Home Street View Home

1.10.19

Poet Maggie Smith’s essay “Tracking the Demise of My Marriage on Google Maps” published in the New York Times Modern Love column, uses images of her house on Google Street View, photographed throughout a period of several years, as a means of imagining and remembering the events that occurred inside the residence. Smith reflects on the trajectory of her relationship with her husband and the gradual transformations of their family. Look up a current or former residence of yours using Google Street View. Click through photos taken over the years if available, and write a remembrance of your time spent there, focusing on your habitual movements within the home and how they have affected your relationships.

Night at the Food Museum

In E. L. Konigsburg’s 1967 classic children’s book From the Mixed-Up Files of Mrs.
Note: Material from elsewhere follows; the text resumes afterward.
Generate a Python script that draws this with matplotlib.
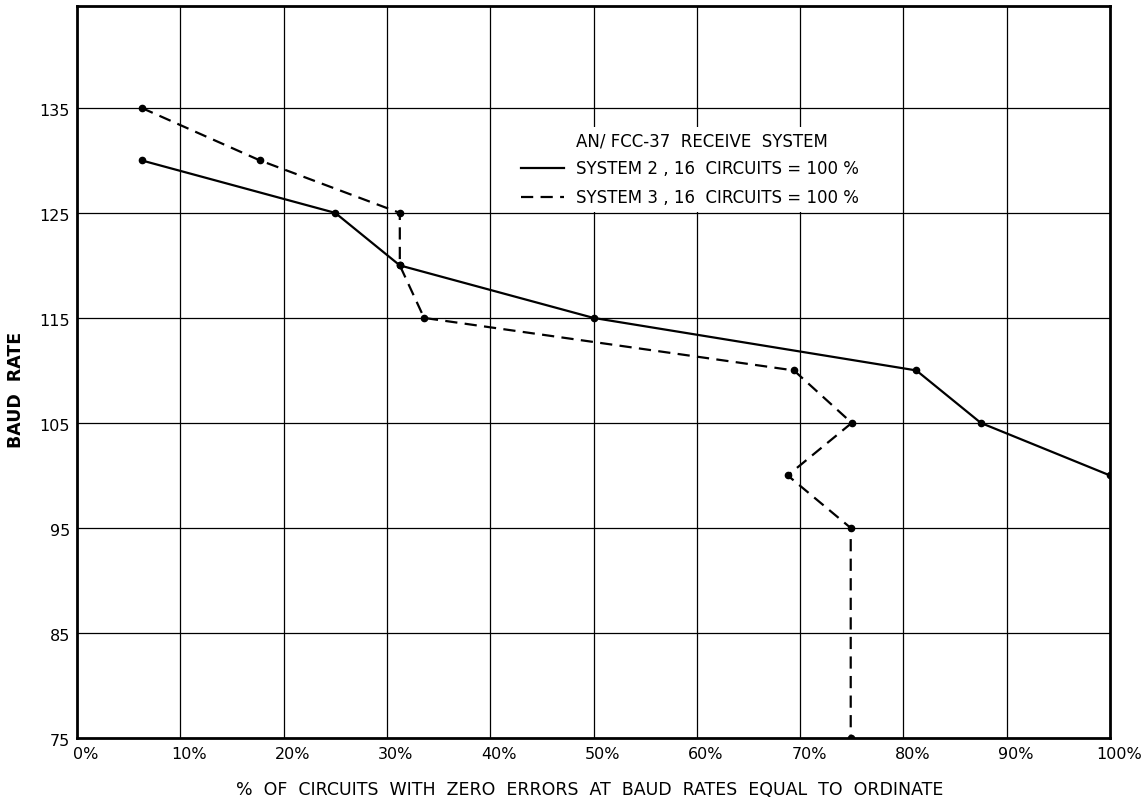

Basil E. Frankweiler, two young runaways hole up in New York City’s Metropolitan Museum of Art for some adventure, but what would happen if it were a museum of food instead of art? Browse through National Geographic’s roundup of food museums and food factory tours—including ones for bread, Coca-Cola, Ben & Jerry’s ice cream, chocolate, and ramen—and write a short story in which your protagonist has a memorable experience in one of these gastronomically focused places. Does the experience leave nothing—or everything—to be desired?

Off the Page

Works of poetry composed of tiny glass vials, a mineral collection, a board game, lunch boxes, Rolodexes, and View-Masters? In “Authors Thinking Outside the Box” in the January/February issue of Poets & Writers Magazine, Adrienne Raphel takes a look at Container, a small press founded by poets Jenni B. Baker and Douglas Luman, which teams with authors to publish books in nontraditional forms, oftentimes as a modified object or series of objects. Take a look around your home, a grocery store, or a hardware store for an everyday object that sparks your interest, and compose a poem that could be printed or inscribed onto the object in some way. Take in consideration how the object and your poem relate to one another.